Venture Explores Feasibility of Regional Passenger Rail Service
(September 6, 2011) Studying the feasibility of passenger rail service between Atlanta, Macon and Savannah and inviting business leaders, civic leaders and academics in the region to join a discussion on the topic are the key objectives of a new venture, South by Southeast. Established by Jack R. Simmons, Armstrong associate professor of philosophy, and Katherine Hazard, a Savannah resident and project manager for South by Southeast, the venture invites all interested parties, including faculty and students at colleges and universities in the region to present and debate ideas via the website.
“Our goal is to leverage faculty resources to study the issue and utilize faculty and student research to come up with a viable process and a way to bring passenger rail service along the Savannah-Macon-Atlanta corridor without a huge price tag,” said Simmons. “We want to begin a discussion that involves the universities along the route and start coming up with ideas to reduce cost, build community support and get the political leadership behind the project.”
In addition to contact information and a proposed timeline, the website contains a list of ten proposed projects that are needed and that can be adopted or sponsored by university teams and community organizations. Already, participants and sponsors include Armstrong, Georgia Tech Savannah and the Coastal Heritage Society among others. Tim Echols, a Georgia Public Service Commissioner, is in support of the initiative.

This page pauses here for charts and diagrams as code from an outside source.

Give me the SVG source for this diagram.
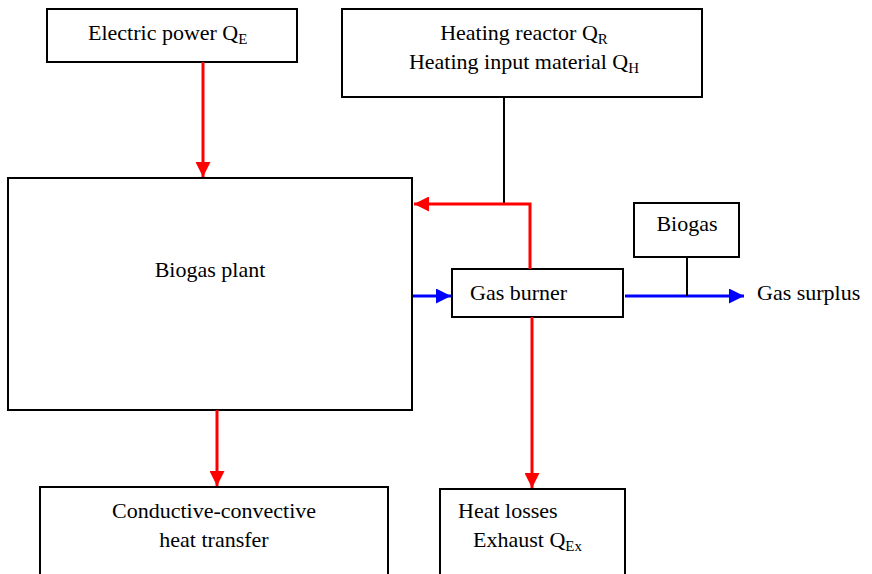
<svg xmlns="http://www.w3.org/2000/svg" width="872" height="574" viewBox="0 0 872 574">
<defs>
<marker id="ar" viewBox="0 0 10 10" refX="10" refY="5" markerWidth="5" markerHeight="5" markerUnits="strokeWidth" orient="auto"><path d="M0,0L10,5L0,10z" fill="#ff0000"/></marker>
<marker id="ab" viewBox="0 0 10 10" refX="10" refY="5" markerWidth="5" markerHeight="5" markerUnits="strokeWidth" orient="auto"><path d="M0,0L10,5L0,10z" fill="#0000ff"/></marker>
</defs>
<g id="electric">
<rect x="47" y="9" width="250" height="53" fill="#fff" stroke="#000" stroke-width="2"/>
<text x="88" y="40" font-family="Liberation Serif, serif" font-size="22">Electric power Q<tspan font-size="15" dy="4">E</tspan></text>
</g>
<g id="reactor">
<rect x="342" y="9" width="360" height="88" fill="#fff" stroke="#000" stroke-width="2"/>
<text x="524" y="40" text-anchor="middle" font-family="Liberation Serif, serif" font-size="22">Heating reactor Q<tspan font-size="15" dy="4">R</tspan></text>
<text x="524" y="69" text-anchor="middle" font-family="Liberation Serif, serif" font-size="22">Heating input material Q<tspan font-size="15" dy="4">H</tspan></text>
</g>
<g id="plant">
<rect x="8" y="178" width="404" height="232" fill="#fff" stroke="#000" stroke-width="2"/>
<text x="210" y="277" text-anchor="middle" font-family="Liberation Serif, serif" font-size="22">Biogas plant</text>
</g>
<g id="burner">
<rect x="452" y="269" width="171" height="48" fill="#fff" stroke="#000" stroke-width="2"/>
<text x="470" y="300" font-family="Liberation Serif, serif" font-size="22">Gas burner</text>
</g>
<g id="biogas">
<rect x="634" y="203" width="105" height="54" fill="#fff" stroke="#000" stroke-width="2"/>
<text x="687" y="231" text-anchor="middle" font-family="Liberation Serif, serif" font-size="22">Biogas</text>
</g>
<g id="surplus">
<text x="757" y="300" font-family="Liberation Serif, serif" font-size="22">Gas surplus</text>
</g>
<g id="conductive">
<rect x="40" y="487" width="348" height="100" fill="#fff" stroke="#000" stroke-width="2"/>
<text x="214" y="518" text-anchor="middle" font-family="Liberation Serif, serif" font-size="22">Conductive-convective</text>
<text x="214" y="547" text-anchor="middle" font-family="Liberation Serif, serif" font-size="22">heat transfer</text>
</g>
<g id="losses">
<rect x="440" y="489" width="185" height="100" fill="#fff" stroke="#000" stroke-width="2"/>
<text x="458" y="518" font-family="Liberation Serif, serif" font-size="22">Heat losses</text>
<text x="473" y="547" font-family="Liberation Serif, serif" font-size="22">Exhaust Q<tspan font-size="15" dy="4">Ex</tspan></text>
</g>
<g id="connectors" fill="none" stroke-width="3">
<line x1="203" y1="62" x2="203" y2="177" stroke="#ff0000" marker-end="url(#ar)"/>
<path d="M504,97V205" stroke="#000" stroke-width="2"/>
<path d="M530,269V204H414" stroke="#ff0000" marker-end="url(#ar)"/>
<line x1="413" y1="296" x2="451" y2="296" stroke="#0000ff" marker-end="url(#ab)"/>
<line x1="625" y1="296" x2="744" y2="296" stroke="#0000ff" marker-end="url(#ab)"/>
<path d="M687,257V296" stroke="#000" stroke-width="2"/>
<line x1="217" y1="410" x2="217" y2="486" stroke="#ff0000" marker-end="url(#ar)"/>
<line x1="532" y1="317" x2="532" y2="488" stroke="#ff0000" marker-end="url(#ar)"/>
</g>
</svg>
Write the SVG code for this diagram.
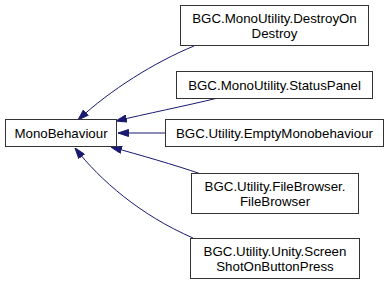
<svg xmlns="http://www.w3.org/2000/svg" width="389" height="285" viewBox="0 0 389 285">
  <style>
    .node rect { fill: #ffffff; stroke: #333333; stroke-width: 1; }
    .node text { font-family: "Liberation Sans", Arial, sans-serif; font-size: 13.3px; fill: #000000; text-anchor: middle; }
    .edge { fill: none; stroke: #191970; stroke-width: 1; marker-end: url(#arrow); }
  </style>
  <defs>
    <marker id="arrow" viewBox="0 0 11 8" refX="11" refY="4" markerWidth="11" markerHeight="8" markerUnits="userSpaceOnUse" orient="auto">
      <path d="M0.5,0.5 L11,4 L0.5,7.5 z" fill="#191970" stroke="#191970" stroke-width="1"/>
    </marker>
  </defs>
  <rect width="389" height="285" fill="#ffffff"/>

  <!-- inheritance connectors (derived to base) -->
  <g id="edges">
    <path class="edge" d="M194,46 C155,62 110,90 78,120"/>
    <path class="edge" d="M218,98 C185,106 145,114 116,121"/>
    <path class="edge" d="M165,133 L118,133"/>
    <path class="edge" d="M201,174 C175,165 140,155 111,147"/>
    <path class="edge" d="M193,238 C140,215 100,180 75,148"/>
  </g>

  <g id="MonoBehaviour" class="node">
    <rect x="5.5" y="119.5" width="111" height="27"/>
    <text x="61" y="137.5">MonoBehaviour</text>
  </g>
  <g id="DestroyOnDestroy" class="node">
    <rect x="180.5" y="5.5" width="188" height="40"/>
    <text x="274.5" y="22.5">BGC.MonoUtility.DestroyOn</text>
    <text x="274.5" y="37.5">Destroy</text>
  </g>
  <g id="StatusPanel" class="node">
    <rect x="176.5" y="71.5" width="196" height="27"/>
    <text x="274.5" y="89.5">BGC.MonoUtility.StatusPanel</text>
  </g>
  <g id="EmptyMonobehaviour" class="node">
    <rect x="165.5" y="119.5" width="218" height="27"/>
    <text x="274.5" y="137.5">BGC.Utility.EmptyMonobehaviour</text>
  </g>
  <g id="FileBrowser" class="node">
    <rect x="191.5" y="173.5" width="167" height="40"/>
    <text x="275" y="190.5">BGC.Utility.FileBrowser.</text>
    <text x="275" y="205.5">FileBrowser</text>
  </g>
  <g id="ScreenShotOnButtonPress" class="node">
    <rect x="190.5" y="238.5" width="169" height="40"/>
    <text x="275" y="255.5">BGC.Utility.Unity.Screen</text>
    <text x="275" y="270.5">ShotOnButtonPress</text>
  </g>
</svg>
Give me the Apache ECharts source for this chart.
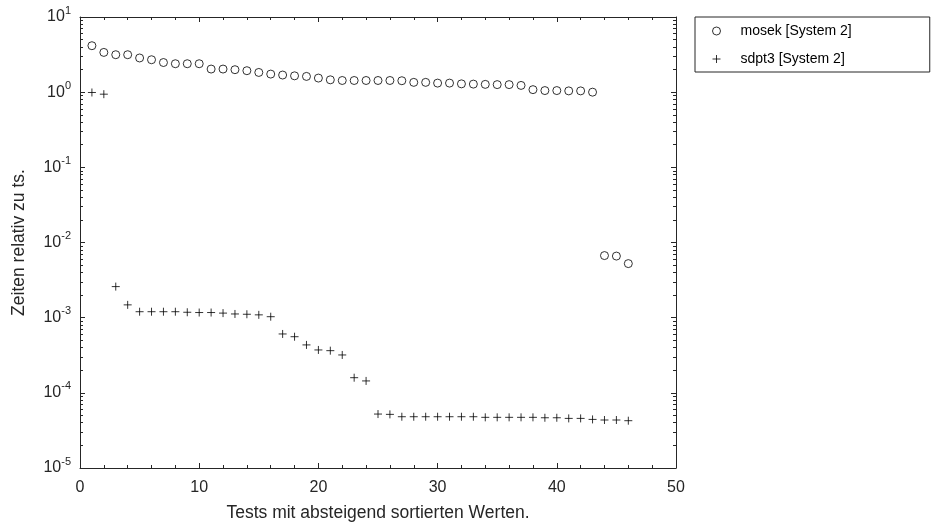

"I serve on the Public Service Commission, which began in Georgia as the Railroad Commission," said Tim Echols. "Passenger rail blanketed our state in those days. It is my hope that rail can experience a revival, especially long routes like Savannah to Atlanta. I applaud the efforts of this team for their exploration efforts."
One of the major challenges is that the existing, privately owned tracks along the route would have to be upgraded to accommodate passenger travel. Simmons and Hazard offer that this and many other projects tied to the initiative present opportunities for community organizations to get involved.
“We want to be able to walk up to legislators and say, ‘Look, we have a bunch of ways in which we can start developing this,’” said Simmons. “We also anticipate that there are issues that we haven’t consider and we encourage everyone to say what those are and get involved with that.”
Simmons and Hazard said that the venture could start by setting limited goals, including, for example, the establishment of a weekend-only service catering to business and tourism travelers.
“We think that train travel is inevitable in this country because for energy and environmental reasons, we’re just not going to keep pouring more and more vehicles onto the roads,” Simmons said. “The question is when it is going to start happening in Georgia and our goal is to get that discussion started now. We want faculty members along this corridor to be aware about this idea and website and invite them to get involved.”